Our boys’ attention is pulled in countless directions from the moment they open their eyes. From screens to friends, video games to sports, hobbies to adventures – not to mention their innate yearning to learn about the world around them. We know we play a vital role as their mother. However, are we truly equipped to be the mom our son(s) need?
There are key choices we can consistently make to help guide our boys.
First off, let’s discuss strong gentleman. A strong gentleman is a man who most often acts with wisdom and honor while being able to withstand pressures of life, be that mental, emotional or physical pressures. He is someone who is able to listen to, communicate with and respect others while not being easily swayed by worry and opinion. He is not afraid to seek help and guidance from other trustworthy people in his life.
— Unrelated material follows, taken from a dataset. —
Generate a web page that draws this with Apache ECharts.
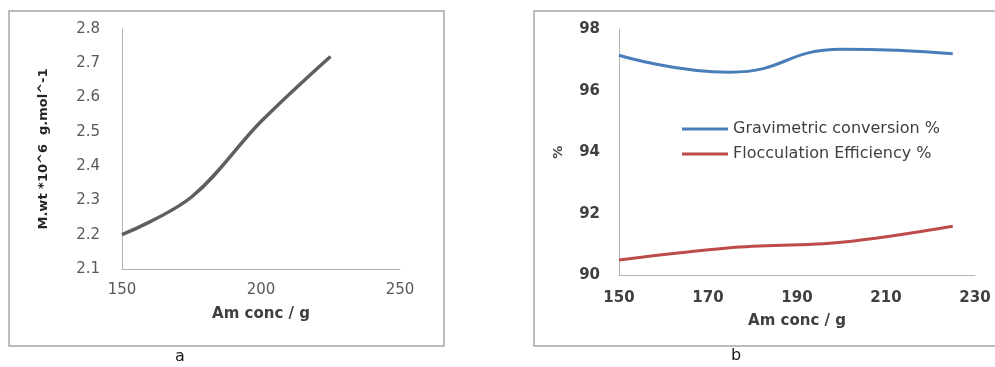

Any young boy has the chance to grow into a man of this type of character, no matter their origin. However, the truth is, it’s much more challenging for them without the meaningful influence of their mother.
Don’t think of this as a weight for you to bear but as a gift for you to mold.
Deep breath, mama. We’ve got this.
Being a meaningful influence in your son’s life doesn’t happen overnight and it certainly won’t always be easy – although sometimes it’s as simple as saying ‘thank you’ for that tiny wildflower he just picked for you.
Wise Choices for Boy Moms
- Learn how to show your love
- Remember, he might outgrow you but he’ll never outgrow your love. Get to know your boy and what makes him feel loved by you, his mom. (think: his love language). He may want to hear you say ‘I love you, son’ or he may prefer a post-it note on his door. He may want to play toy cars or prefer a walk outside together. His needs will change as he grows but he will always need your love. Your job is to hone in on how to best communicate that love at different stages of his life.
- Remain firm but fair
- Your son needs you to set boundaries for him, at all stages of life, until he’s out on his own. Even then, he’ll probably seek your counsel at times and having boundaries will often be helpful for you both. Teach manners and model mature behavior. Allow him to take age-appropriate risks and learn consequences. Don’t be afraid to limit and moderate screen time – this is extremely important in today’s world!
- Talk with him – not just to him
- Your son is brilliant in more ways than one. Learn from him. Listen earnestly and practice having conversation with him from an early age. I’m not saying you have to love every interest your son has, that’s not possible or realistic. But you can listen and try to understand why his mind is drawn toward specific interests. You will then be better equipped to guide him based on his innate gifts and your own wisdom. As he grows from little boy to mature young man, the conversations will change but the hope is that he’ll always feel like he can come to you to talk.
- Educate yourself
- Example is EVERYTHING, so set a good one. There are countless ways to learn and grow as a mother and many resources are specifically geared toward mothering boys. Books, blogs, podcasts, conferences and small groups are all options. Don’t take just any advice though – use discernment when seeking counsel. Some books we love are That’s My Son by Rick Johnson, How to Talk so Kids Will Listen, How to Listen so Kids Will Talk by Adele Faber and Elaine Mazlish (the teen edition as well, by the same authors), and Let Me Hold You Longer by Karen Kingsbury (a picture book for mother and son).